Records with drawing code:

####

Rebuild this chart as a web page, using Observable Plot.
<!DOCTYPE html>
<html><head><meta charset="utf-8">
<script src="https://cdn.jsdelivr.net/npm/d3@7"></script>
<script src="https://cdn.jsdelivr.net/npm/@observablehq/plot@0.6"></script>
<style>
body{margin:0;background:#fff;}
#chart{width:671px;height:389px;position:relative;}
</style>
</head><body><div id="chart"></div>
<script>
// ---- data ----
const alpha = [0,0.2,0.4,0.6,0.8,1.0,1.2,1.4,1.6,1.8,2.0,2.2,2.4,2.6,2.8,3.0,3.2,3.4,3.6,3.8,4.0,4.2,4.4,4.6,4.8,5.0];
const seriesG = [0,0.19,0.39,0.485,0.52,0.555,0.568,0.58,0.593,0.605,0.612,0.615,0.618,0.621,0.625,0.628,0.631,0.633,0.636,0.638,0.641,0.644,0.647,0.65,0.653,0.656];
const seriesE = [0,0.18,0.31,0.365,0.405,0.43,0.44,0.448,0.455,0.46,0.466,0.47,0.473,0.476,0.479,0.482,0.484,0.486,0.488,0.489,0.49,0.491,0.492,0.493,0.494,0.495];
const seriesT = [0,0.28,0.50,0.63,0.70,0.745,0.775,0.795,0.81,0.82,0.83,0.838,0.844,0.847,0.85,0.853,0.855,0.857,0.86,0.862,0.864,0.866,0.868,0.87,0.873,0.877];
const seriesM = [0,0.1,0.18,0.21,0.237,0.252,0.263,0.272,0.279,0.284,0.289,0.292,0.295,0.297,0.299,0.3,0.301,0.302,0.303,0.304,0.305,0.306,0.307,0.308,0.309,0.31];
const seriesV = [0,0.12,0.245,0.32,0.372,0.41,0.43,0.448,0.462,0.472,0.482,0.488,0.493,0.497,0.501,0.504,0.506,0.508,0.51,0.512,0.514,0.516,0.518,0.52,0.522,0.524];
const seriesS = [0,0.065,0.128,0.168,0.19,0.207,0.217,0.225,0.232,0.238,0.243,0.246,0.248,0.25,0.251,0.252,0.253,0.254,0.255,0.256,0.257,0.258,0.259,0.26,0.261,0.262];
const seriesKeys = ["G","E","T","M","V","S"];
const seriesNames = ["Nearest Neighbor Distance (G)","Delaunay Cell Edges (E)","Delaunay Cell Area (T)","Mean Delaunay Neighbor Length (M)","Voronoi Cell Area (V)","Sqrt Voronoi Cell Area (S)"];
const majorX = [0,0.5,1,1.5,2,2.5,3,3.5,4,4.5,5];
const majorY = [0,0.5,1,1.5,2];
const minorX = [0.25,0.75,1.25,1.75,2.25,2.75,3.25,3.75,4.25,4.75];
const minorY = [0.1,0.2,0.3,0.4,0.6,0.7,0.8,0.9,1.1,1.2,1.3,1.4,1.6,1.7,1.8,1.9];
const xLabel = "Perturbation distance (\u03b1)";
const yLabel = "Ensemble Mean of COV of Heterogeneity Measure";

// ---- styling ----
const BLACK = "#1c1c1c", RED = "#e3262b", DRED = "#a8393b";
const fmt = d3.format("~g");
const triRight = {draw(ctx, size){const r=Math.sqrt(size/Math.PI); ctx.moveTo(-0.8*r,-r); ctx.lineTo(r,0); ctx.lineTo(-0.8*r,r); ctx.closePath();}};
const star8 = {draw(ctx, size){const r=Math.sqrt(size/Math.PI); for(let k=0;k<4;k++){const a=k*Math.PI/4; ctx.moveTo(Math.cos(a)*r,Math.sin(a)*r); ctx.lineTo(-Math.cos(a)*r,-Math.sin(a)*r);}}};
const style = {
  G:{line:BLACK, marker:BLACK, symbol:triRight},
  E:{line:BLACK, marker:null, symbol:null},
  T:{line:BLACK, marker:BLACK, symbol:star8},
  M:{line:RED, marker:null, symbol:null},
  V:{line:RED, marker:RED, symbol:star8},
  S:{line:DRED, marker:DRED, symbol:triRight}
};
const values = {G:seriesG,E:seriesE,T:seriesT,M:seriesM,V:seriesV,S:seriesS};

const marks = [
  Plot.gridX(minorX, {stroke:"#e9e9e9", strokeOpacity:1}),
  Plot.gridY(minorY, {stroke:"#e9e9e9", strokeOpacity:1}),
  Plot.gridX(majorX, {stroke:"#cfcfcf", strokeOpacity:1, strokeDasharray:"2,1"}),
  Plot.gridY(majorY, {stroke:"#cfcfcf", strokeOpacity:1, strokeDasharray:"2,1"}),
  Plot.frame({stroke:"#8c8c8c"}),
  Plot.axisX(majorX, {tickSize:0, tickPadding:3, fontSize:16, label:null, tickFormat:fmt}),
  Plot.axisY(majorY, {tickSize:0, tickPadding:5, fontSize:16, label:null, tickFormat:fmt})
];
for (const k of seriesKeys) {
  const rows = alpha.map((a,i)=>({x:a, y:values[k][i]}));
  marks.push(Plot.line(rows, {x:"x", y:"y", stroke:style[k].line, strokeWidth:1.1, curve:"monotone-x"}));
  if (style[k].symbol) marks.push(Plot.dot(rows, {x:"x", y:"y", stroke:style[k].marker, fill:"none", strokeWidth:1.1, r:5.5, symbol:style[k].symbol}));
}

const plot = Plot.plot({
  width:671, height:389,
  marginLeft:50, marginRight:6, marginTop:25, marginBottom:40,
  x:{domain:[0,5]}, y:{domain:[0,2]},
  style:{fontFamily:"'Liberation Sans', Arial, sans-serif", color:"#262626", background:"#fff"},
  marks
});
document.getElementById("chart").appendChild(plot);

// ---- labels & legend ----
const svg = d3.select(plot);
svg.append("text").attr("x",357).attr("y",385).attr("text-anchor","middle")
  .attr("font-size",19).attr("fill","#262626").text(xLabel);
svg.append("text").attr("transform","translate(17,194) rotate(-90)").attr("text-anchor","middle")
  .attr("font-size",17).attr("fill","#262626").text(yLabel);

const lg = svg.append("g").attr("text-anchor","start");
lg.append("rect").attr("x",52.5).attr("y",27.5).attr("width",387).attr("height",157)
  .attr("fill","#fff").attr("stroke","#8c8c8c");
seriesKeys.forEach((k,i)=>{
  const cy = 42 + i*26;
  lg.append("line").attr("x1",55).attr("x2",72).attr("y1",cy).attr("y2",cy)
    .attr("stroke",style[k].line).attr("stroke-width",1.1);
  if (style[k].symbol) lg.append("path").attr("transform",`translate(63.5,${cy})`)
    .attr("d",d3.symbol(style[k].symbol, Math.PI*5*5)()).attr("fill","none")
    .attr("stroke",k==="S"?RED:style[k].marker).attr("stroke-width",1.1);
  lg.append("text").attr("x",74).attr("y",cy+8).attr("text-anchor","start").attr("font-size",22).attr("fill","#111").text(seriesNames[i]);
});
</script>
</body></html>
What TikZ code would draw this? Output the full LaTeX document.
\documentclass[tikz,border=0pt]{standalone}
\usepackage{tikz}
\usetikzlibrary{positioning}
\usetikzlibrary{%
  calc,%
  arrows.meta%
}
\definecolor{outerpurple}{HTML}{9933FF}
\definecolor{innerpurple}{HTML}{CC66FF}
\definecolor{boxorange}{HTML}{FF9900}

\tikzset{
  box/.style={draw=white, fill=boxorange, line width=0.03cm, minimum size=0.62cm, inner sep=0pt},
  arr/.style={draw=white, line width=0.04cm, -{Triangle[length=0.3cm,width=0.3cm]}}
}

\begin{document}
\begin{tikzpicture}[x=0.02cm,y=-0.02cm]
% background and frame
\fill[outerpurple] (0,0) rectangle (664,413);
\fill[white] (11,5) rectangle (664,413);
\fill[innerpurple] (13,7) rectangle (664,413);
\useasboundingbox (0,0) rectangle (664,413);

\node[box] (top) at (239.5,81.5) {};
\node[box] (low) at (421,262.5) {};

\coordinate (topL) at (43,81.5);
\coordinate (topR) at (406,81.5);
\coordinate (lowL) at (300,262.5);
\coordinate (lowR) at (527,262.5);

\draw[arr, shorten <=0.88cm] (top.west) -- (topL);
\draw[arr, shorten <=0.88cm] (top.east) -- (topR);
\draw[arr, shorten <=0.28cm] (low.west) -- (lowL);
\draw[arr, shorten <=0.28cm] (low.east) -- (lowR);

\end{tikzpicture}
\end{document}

####

GOAL OF THE EXERCISE — Word for word, please print every line from the beginning of the records to the line bearing "Mean of COV", counting both ends and stopping there.

TASK RESPONSE —
Rebuild this chart as a web page, using Observable Plot.
<!DOCTYPE html>
<html><head><meta charset="utf-8">
<script src="https://cdn.jsdelivr.net/npm/d3@7"></script>
<script src="https://cdn.jsdelivr.net/npm/@observablehq/plot@0.6"></script>
<style>
body{margin:0;background:#fff;}
#chart{width:671px;height:389px;position:relative;}
</style>
</head><body><div id="chart"></div>
<script>
// ---- data ----
const alpha = [0,0.2,0.4,0.6,0.8,1.0,1.2,1.4,1.6,1.8,2.0,2.2,2.4,2.6,2.8,3.0,3.2,3.4,3.6,3.8,4.0,4.2,4.4,4.6,4.8,5.0];
const seriesG = [0,0.19,0.39,0.485,0.52,0.555,0.568,0.58,0.593,0.605,0.612,0.615,0.618,0.621,0.625,0.628,0.631,0.633,0.636,0.638,0.641,0.644,0.647,0.65,0.653,0.656];
const seriesE = [0,0.18,0.31,0.365,0.405,0.43,0.44,0.448,0.455,0.46,0.466,0.47,0.473,0.476,0.479,0.482,0.484,0.486,0.488,0.489,0.49,0.491,0.492,0.493,0.494,0.495];
const seriesT = [0,0.28,0.50,0.63,0.70,0.745,0.775,0.795,0.81,0.82,0.83,0.838,0.844,0.847,0.85,0.853,0.855,0.857,0.86,0.862,0.864,0.866,0.868,0.87,0.873,0.877];
const seriesM = [0,0.1,0.18,0.21,0.237,0.252,0.263,0.272,0.279,0.284,0.289,0.292,0.295,0.297,0.299,0.3,0.301,0.302,0.303,0.304,0.305,0.306,0.307,0.308,0.309,0.31];
const seriesV = [0,0.12,0.245,0.32,0.372,0.41,0.43,0.448,0.462,0.472,0.482,0.488,0.493,0.497,0.501,0.504,0.506,0.508,0.51,0.512,0.514,0.516,0.518,0.52,0.522,0.524];
const seriesS = [0,0.065,0.128,0.168,0.19,0.207,0.217,0.225,0.232,0.238,0.243,0.246,0.248,0.25,0.251,0.252,0.253,0.254,0.255,0.256,0.257,0.258,0.259,0.26,0.261,0.262];
const seriesKeys = ["G","E","T","M","V","S"];
const seriesNames = ["Nearest Neighbor Distance (G)","Delaunay Cell Edges (E)","Delaunay Cell Area (T)","Mean Delaunay Neighbor Length (M)","Voronoi Cell Area (V)","Sqrt Voronoi Cell Area (S)"];
const majorX = [0,0.5,1,1.5,2,2.5,3,3.5,4,4.5,5];
const majorY = [0,0.5,1,1.5,2];
const minorX = [0.25,0.75,1.25,1.75,2.25,2.75,3.25,3.75,4.25,4.75];
const minorY = [0.1,0.2,0.3,0.4,0.6,0.7,0.8,0.9,1.1,1.2,1.3,1.4,1.6,1.7,1.8,1.9];
const xLabel = "Perturbation distance (\u03b1)";
const yLabel = "Ensemble Mean of COV of Heterogeneity Measure";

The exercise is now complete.